Visitei ou revisitei alguns locais para ver pessoalmente, como os jornalistas fazem. Também recorri às melhores fontes primárias e aos trabalhos académicos mais recentes, como fazem os historiadores. Ao contrário das reportagens e comentários que escrevi quando as coisas aconteceram, aqui recorro plenamente à análise retrospetiva. Dizem que a visão retrospetiva tem uma acuidade perfeita, 20–20, e embora a visão do início dos anos 2020 esteja longe de ser perfeita, algumas coisas tornaram-se mais claras.

Esforço-me sempre por ser exato, verdadeiro e justo, mas não reivindico ser exaustivo, imparcial ou objetivo. Um jovem escritor grego pintaria uma Europa diferente, tal como o fariam um finlandês idoso, um nacionalista escocês, um ambientalista suíço ou uma feminista portuguesa. Os europeus podem ter pátrias múltiplas, mas ninguém se sente em casa, do mesmo modo, em todas as partes da Europa.

Se os nossos locais são diferentes, o mesmo se passa com os nossos tempos. Alguns dos meus amigos polacos, por exemplo, estiveram a agir «na clandestinidade» durante um período de intensa repressão, no início da década de 1980, usando pseudónimos, trocando furtivamente de apartamentos durante a noite e enviando mensagens cifradas para todo o mundo, como os membros do movimento clandestino polaco de resistência à ocupação nazi, durante a Segunda Guerra Mundial. Numa viagem que fiz para os visitar, anotei no meu diário: «partida de Heathrow: 1984, chegada: 1945». Gerações diferentes podem habitar tempos diferentes, mesmo quando vivem no mesmo local. O meu 2023 não é o 2023 dos meus alunos. Todos têm o seu «nosso tempo» próprio.

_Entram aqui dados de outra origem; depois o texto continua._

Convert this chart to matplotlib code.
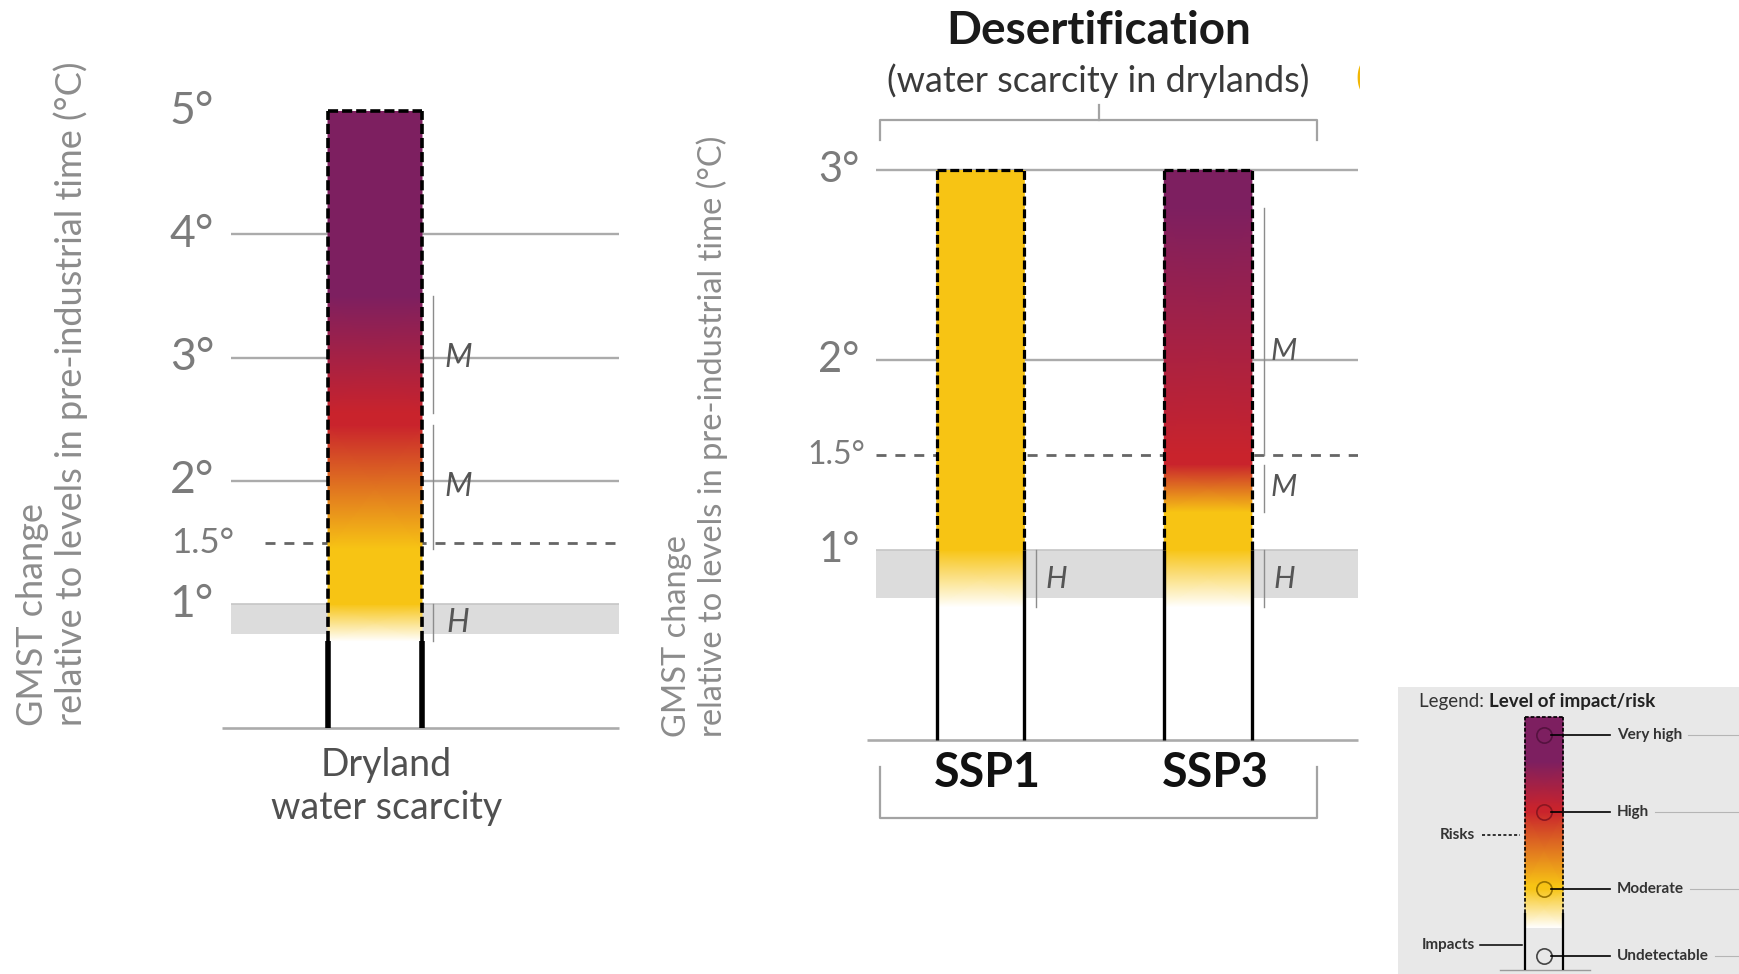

A Europa numa fotografia de satélite feita à noite.

 

Assim, se existem hoje cerca de oitocentos e cinquenta milhões de europeus – usando uma definição ampla de Europa, que inclui a Rússia, a Turquia e o Cáucaso –, então há oitocentos e cinquenta milhões de Europas individuais. Diga-me qual é a sua Europa e eu dir-lhe-ei quem é, mas mesmo esse enquadramento não é suficientemente amplo. A identidade é uma conjugação das cartas que nos são dadas e do que fazemos com elas. Os europeus, que têm uma tendência forte para a autossatisfação, também precisam de se ver através dos olhos dos não europeus, sobretudo na grande parte do mundo que sofreu o domínio colonial europeu.

No entanto, embora tenhamos as nossas eras pessoais e as nossas próprias Europas, estas estão localizadas dentro de quadros temporais e espaços partilhados. A Europa dos dias de hoje não pode ser entendida sem recuarmos até àquele período que Tony Judt condensou no título da sua história da Europa desde 1945: Pós-guerra. Mas imbricando-se e, em alguns aspetos importantes, substituindo esse enquadramento do pós-guerra encontra-se a Europa do pós-Muro – a que surgiu na sequência da queda do Muro de Berlim, a 9 de novembro de 1989, do desaparecimento da União Soviética, em dezembro de 1991, e, com ele, da divisão, gerada na Guerra Fria, do nosso continente em dois blocos hostis. Nas páginas seguintes, apresento tanto um relato pessoal como uma interpretação da história da Europa nestes quadros temporais imbricados do pós-guerra e do pós-Muro.

O período do pós-Muro da Europa não foi um tempo de paz ininterrupta. Ele foi pontuado pela desintegração sangrenta da ex-Jugoslávia, nos anos 1990, pelas atrocidades terroristas em muitas cidades europeias, pela agressão da Rússia contra a Geórgia, em 2008, pela sua tomada da Crimeia, em 2014, e pelo conflito armado subsequente e ainda em curso na Ucrânia oriental. Apesar disso, para a maioria dos europeus, este período também poderia ser descrito como a Paz dos Trinta Anos, que chegou ao fim com a invasão russa em grande escala da Ucrânia, a 24 de fevereiro de 2022, dando início a uma guerra a uma escala e de um horror que não haviam sido vistos na Europa desde 1945. E é em 1945 que a nossa história tem de começar.